Print, please, exactly and only the lines between the line holding "Generate a Python" and the line holding "0.016), (11.0, 0.016)]", inclusive, omitting any pictures.

------ Provided records

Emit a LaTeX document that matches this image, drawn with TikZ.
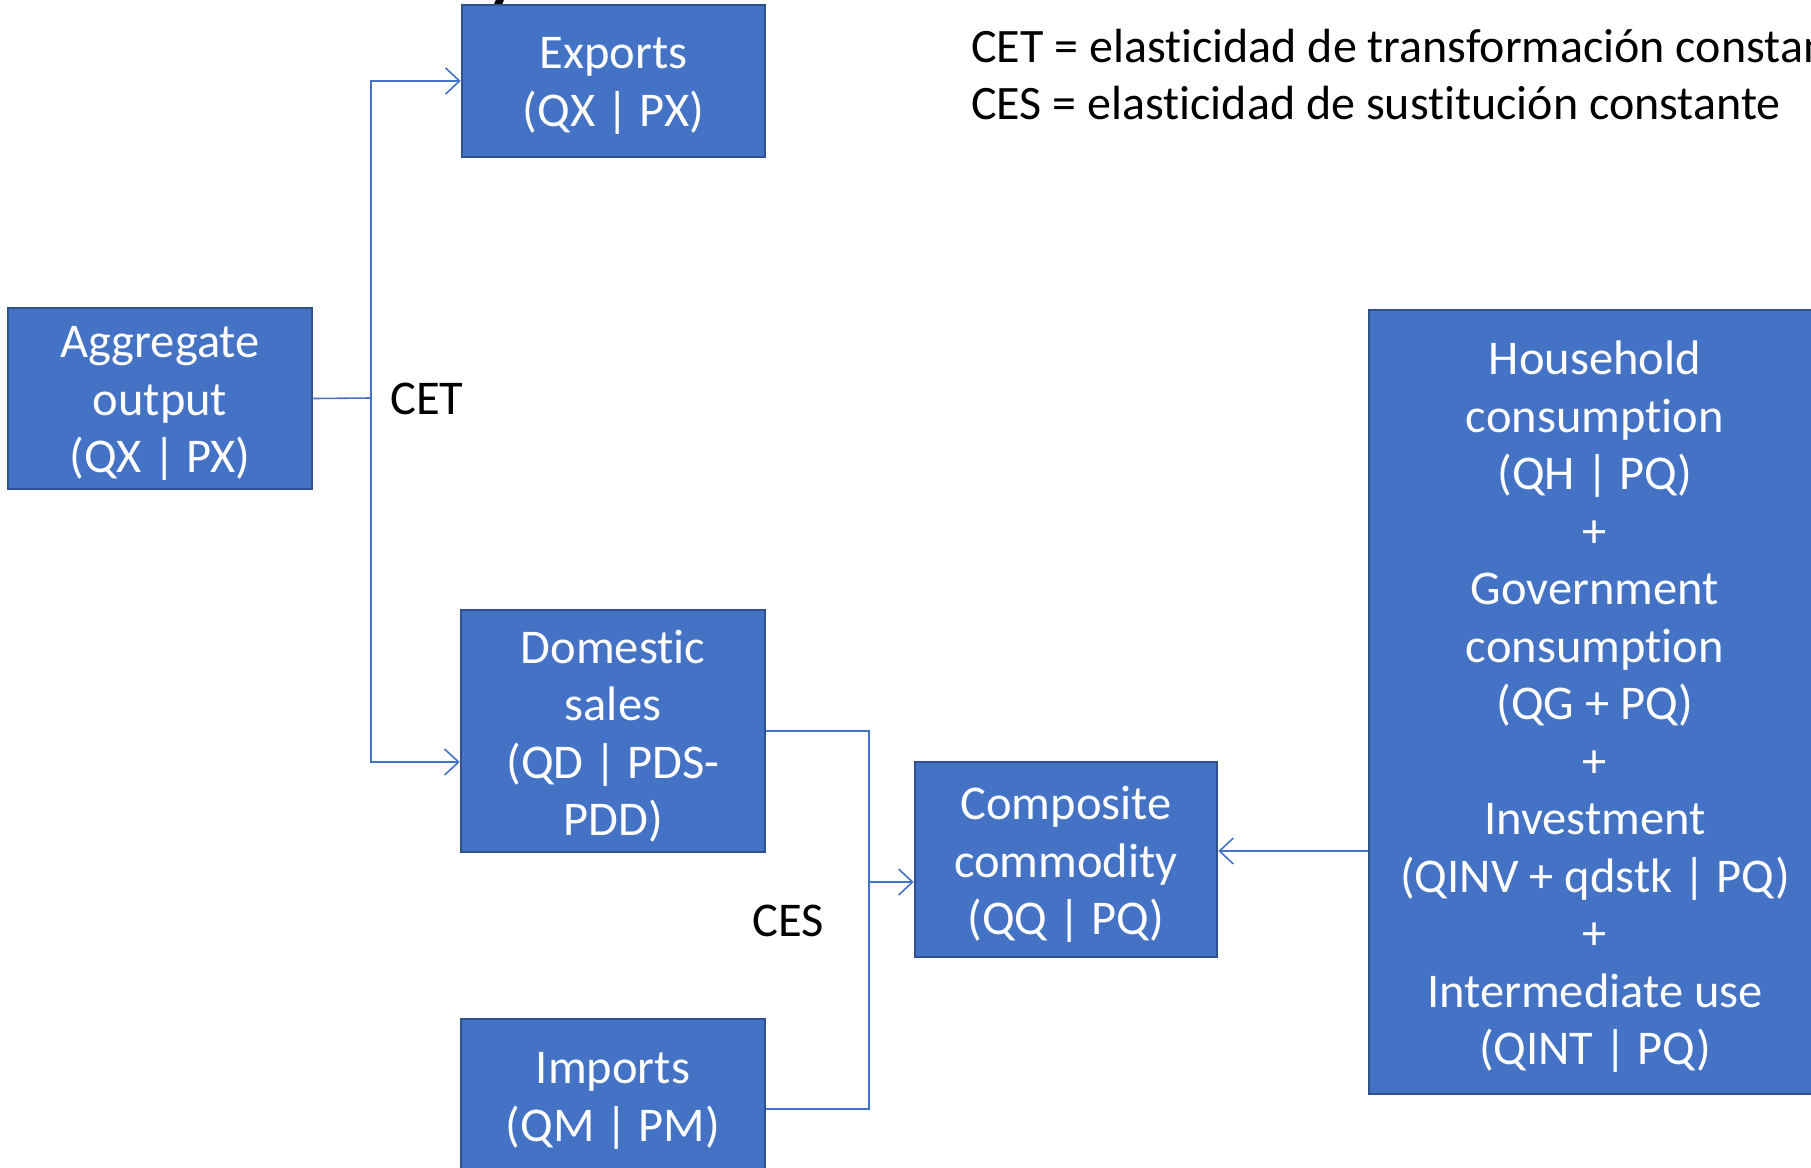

------------
------ Provided records

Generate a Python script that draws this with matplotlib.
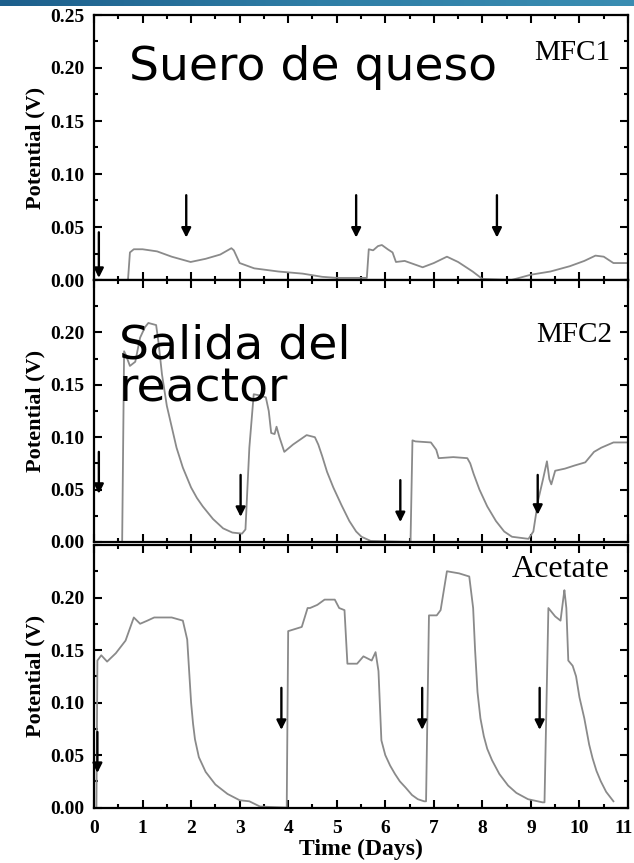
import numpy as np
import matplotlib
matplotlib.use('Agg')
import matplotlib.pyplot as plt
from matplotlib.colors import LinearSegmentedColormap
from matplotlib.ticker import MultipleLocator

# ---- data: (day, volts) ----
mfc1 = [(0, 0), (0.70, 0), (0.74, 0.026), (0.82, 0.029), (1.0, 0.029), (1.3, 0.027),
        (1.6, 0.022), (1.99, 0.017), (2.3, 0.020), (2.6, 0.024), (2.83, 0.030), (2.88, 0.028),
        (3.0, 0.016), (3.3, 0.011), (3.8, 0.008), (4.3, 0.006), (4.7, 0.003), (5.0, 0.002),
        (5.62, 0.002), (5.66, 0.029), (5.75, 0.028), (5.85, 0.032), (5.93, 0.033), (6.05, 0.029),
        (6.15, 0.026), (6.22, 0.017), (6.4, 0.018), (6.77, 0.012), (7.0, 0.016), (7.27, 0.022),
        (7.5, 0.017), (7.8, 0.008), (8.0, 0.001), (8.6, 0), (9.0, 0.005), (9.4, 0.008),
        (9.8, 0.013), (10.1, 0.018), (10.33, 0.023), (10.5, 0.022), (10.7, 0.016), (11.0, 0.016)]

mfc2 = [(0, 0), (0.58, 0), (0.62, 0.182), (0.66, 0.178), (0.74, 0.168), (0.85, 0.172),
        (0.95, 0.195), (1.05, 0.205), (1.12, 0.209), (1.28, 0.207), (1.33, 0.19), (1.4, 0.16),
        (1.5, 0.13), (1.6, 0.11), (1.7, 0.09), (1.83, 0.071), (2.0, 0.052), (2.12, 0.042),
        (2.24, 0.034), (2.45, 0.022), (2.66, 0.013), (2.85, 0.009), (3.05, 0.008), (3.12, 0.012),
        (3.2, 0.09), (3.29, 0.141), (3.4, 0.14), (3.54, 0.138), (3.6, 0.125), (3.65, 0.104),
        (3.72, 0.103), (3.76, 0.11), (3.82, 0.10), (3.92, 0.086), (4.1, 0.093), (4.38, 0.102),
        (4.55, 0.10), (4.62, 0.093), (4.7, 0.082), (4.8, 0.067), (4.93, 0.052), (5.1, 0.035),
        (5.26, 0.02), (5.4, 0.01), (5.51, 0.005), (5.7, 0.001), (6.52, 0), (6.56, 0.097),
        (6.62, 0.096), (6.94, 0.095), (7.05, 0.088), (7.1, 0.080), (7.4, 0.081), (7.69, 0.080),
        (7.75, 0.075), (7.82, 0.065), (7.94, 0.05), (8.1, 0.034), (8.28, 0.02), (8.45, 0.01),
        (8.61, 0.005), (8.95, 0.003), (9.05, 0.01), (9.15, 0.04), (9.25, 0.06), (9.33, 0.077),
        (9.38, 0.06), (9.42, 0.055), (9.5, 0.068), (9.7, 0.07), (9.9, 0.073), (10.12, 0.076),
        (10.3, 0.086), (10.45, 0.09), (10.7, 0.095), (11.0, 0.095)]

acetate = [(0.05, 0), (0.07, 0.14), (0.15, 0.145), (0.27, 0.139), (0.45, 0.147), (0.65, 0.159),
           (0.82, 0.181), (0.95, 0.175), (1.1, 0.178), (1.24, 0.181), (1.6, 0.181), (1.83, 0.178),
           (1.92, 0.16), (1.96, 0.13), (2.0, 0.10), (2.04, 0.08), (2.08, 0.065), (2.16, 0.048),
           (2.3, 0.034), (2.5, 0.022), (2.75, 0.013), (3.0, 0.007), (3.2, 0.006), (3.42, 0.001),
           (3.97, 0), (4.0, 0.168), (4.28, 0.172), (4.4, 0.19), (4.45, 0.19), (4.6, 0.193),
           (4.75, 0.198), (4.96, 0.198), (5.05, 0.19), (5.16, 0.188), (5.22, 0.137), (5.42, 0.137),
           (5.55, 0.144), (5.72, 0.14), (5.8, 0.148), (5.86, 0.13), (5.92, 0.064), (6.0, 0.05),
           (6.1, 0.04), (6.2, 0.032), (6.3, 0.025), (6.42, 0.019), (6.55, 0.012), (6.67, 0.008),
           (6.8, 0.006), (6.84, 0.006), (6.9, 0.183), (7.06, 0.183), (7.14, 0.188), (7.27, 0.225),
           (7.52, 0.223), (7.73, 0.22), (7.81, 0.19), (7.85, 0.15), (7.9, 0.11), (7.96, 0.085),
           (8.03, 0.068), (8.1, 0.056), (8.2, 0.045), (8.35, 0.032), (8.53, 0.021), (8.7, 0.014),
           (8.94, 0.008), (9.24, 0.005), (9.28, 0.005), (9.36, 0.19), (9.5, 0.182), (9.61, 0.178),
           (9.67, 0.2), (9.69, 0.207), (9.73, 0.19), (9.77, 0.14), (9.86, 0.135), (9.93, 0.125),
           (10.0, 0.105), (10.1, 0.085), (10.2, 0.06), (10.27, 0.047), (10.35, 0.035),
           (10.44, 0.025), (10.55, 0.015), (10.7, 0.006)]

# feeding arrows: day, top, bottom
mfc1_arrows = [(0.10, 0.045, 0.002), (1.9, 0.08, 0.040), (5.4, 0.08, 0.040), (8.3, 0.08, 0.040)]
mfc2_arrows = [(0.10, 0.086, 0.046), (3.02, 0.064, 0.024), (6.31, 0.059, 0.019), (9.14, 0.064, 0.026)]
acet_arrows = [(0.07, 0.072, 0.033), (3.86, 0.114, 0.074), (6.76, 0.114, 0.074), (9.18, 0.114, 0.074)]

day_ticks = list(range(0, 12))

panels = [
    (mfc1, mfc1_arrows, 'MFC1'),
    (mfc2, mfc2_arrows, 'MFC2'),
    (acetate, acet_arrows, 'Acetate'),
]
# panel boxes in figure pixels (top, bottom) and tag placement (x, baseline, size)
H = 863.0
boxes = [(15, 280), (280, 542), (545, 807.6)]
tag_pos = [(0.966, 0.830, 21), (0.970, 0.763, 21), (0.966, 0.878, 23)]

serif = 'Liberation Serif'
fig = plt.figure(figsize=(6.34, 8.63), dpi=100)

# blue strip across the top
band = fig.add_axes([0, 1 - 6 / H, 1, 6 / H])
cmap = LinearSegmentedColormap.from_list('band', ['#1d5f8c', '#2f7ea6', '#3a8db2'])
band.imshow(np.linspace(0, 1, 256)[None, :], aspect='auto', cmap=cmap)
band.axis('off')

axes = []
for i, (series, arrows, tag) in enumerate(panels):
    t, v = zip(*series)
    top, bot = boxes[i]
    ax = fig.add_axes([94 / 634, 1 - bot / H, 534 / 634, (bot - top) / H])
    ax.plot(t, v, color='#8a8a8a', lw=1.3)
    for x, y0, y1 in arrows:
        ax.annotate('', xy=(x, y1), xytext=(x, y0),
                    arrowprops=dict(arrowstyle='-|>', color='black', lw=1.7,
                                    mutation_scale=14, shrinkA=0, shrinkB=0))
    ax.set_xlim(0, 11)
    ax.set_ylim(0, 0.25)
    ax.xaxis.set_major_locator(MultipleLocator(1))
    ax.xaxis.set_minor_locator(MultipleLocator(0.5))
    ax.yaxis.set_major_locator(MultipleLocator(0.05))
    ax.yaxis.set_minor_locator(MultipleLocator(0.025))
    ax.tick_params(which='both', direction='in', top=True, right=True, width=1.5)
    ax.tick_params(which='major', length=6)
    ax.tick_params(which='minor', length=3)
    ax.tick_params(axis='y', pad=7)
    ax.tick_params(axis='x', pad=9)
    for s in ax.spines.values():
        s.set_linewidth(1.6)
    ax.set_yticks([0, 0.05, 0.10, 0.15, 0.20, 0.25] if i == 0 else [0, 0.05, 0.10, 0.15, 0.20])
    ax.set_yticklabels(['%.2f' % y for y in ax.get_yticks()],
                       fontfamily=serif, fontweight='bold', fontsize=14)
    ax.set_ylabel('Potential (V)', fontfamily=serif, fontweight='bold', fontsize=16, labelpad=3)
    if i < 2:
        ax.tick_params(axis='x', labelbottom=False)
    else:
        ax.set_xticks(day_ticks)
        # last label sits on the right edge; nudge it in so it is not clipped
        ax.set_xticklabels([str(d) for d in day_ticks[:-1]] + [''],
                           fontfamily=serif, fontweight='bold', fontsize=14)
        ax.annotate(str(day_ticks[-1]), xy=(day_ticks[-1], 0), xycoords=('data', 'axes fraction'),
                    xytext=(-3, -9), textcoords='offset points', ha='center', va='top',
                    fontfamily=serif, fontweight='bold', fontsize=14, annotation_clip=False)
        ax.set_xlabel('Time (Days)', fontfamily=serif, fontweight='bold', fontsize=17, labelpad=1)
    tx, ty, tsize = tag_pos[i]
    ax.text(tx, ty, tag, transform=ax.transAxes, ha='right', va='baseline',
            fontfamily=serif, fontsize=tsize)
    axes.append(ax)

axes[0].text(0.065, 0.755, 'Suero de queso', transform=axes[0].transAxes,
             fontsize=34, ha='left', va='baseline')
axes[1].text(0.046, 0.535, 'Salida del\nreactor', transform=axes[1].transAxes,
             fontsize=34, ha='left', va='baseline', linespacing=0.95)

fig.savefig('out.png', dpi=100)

------------

Result:
Generate a Python script that draws this with matplotlib.
import numpy as np
import matplotlib
matplotlib.use('Agg')
import matplotlib.pyplot as plt
from matplotlib.colors import LinearSegmentedColormap
from matplotlib.ticker import MultipleLocator

# ---- data: (day, volts) ----
mfc1 = [(0, 0), (0.70, 0), (0.74, 0.026), (0.82, 0.029), (1.0, 0.029), (1.3, 0.027),
        (1.6, 0.022), (1.99, 0.017), (2.3, 0.020), (2.6, 0.024), (2.83, 0.030), (2.88, 0.028),
        (3.0, 0.016), (3.3, 0.011), (3.8, 0.008), (4.3, 0.006), (4.7, 0.003), (5.0, 0.002),
        (5.62, 0.002), (5.66, 0.029), (5.75, 0.028), (5.85, 0.032), (5.93, 0.033), (6.05, 0.029),
        (6.15, 0.026), (6.22, 0.017), (6.4, 0.018), (6.77, 0.012), (7.0, 0.016), (7.27, 0.022),
        (7.5, 0.017), (7.8, 0.008), (8.0, 0.001), (8.6, 0), (9.0, 0.005), (9.4, 0.008),
        (9.8, 0.013), (10.1, 0.018), (10.33, 0.023), (10.5, 0.022), (10.7, 0.016), (11.0, 0.016)]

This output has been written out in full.